Anthony Campbell <[EMAIL PROTECTED]> writes:
> On 21 Oct 2002, Sandip P Deshmukh wrote:
>> one thing i missed out on was that instaed of purging the packages, i 
>> removed them. if i understand correctly, it means that the configuration 
>> and other files will be on the system still.

(Just the package's declared configuration files, which will generally
all be under /etc.)

>> now, i will like to purge packages i have already removed. this will 
>> make sure that the configuration files will also be deleted/ gone.
>> 
>> is there a way in which it can be done?
>
> I generally just do dpkg --purge <foo.deb>. I expect you could do it in
> aptitude too but I'm pretty new to that.

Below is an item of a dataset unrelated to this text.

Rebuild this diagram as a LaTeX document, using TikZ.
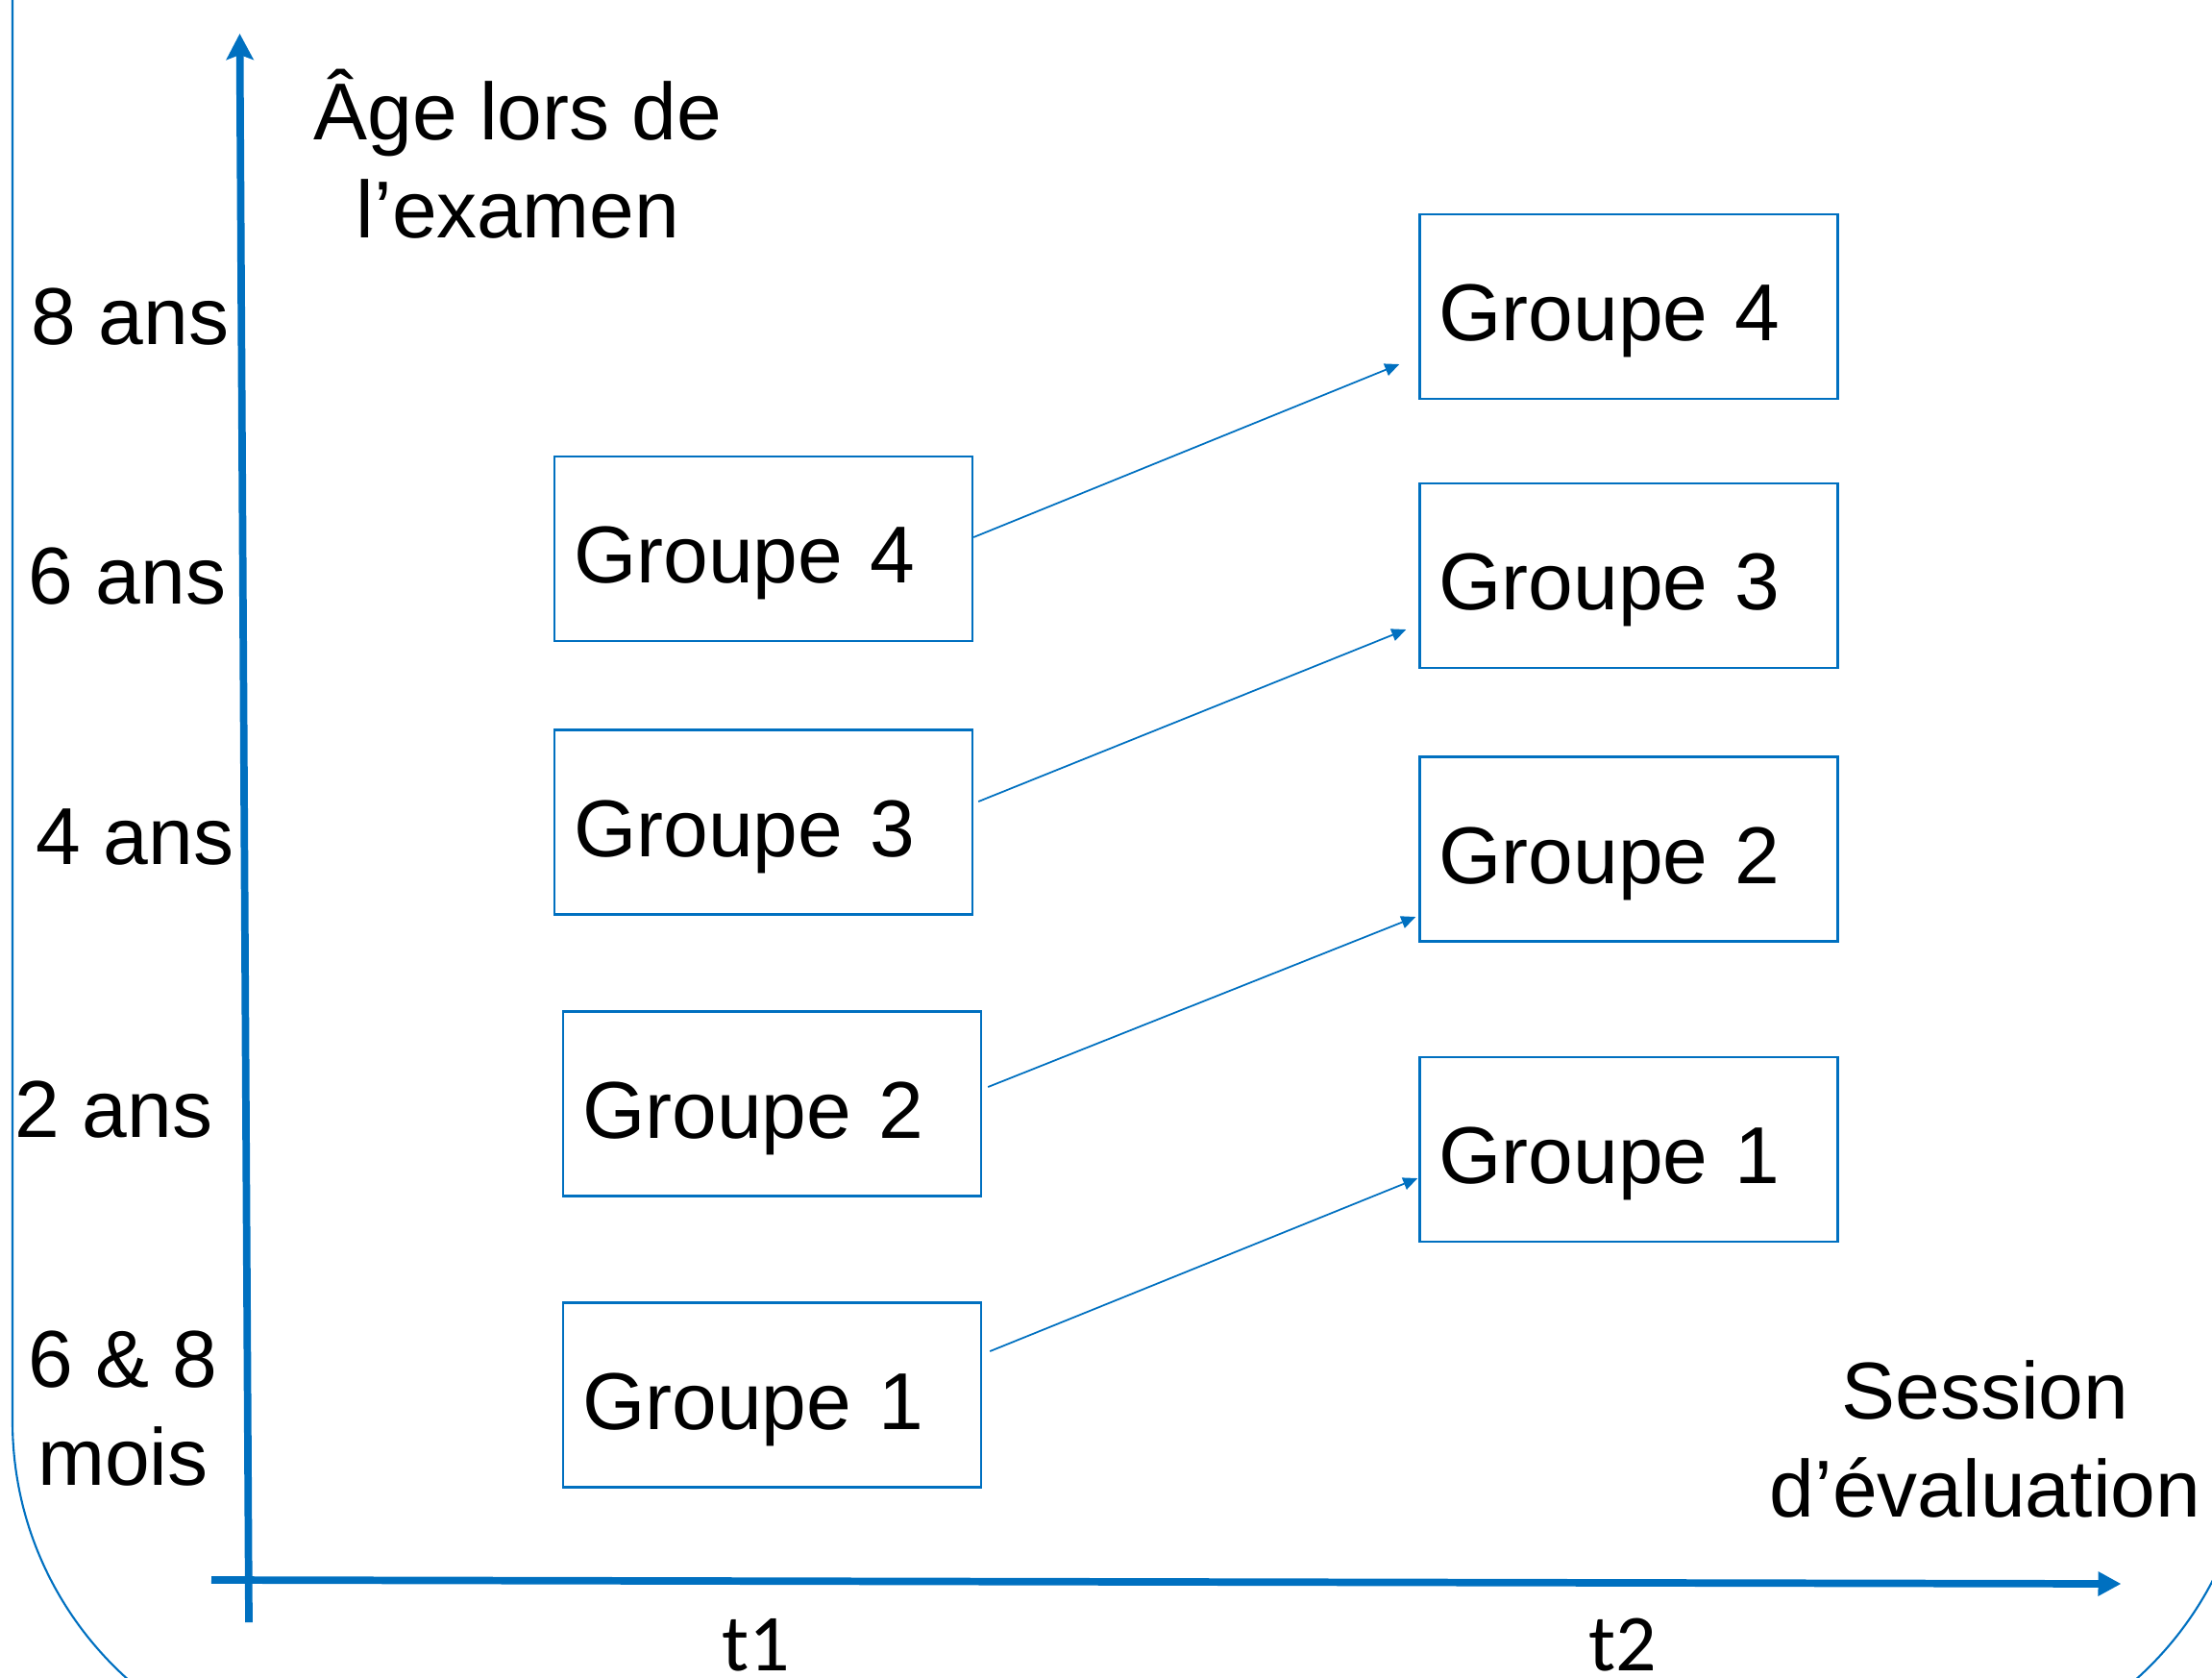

Packages with "c" in the first column in the aptitude display have
only conffiles on the system; pressing '_' will purge them (same as in
dselect, incidentally).  Searching for '~c' in aptitude will find
packages in this state.

If you really really want to do things from the command line, you can
install the grep-dctrl package and then run

  grep-status -e -FStatus -sPackage 'deinstall.*config'

(Looking at the results, though, grepping for just 'deinstall' might
work, which implies that this might work, too:

  dpkg --get-selections | awk '$2 == "deinstall" { print $1 }'

Certainly, it at least prints a list of package names.)

-- 
David Maze         [EMAIL PROTECTED]      http://people.debian.org/~dmaze/
"Theoretical politics is interesting.  Politicking should be illegal."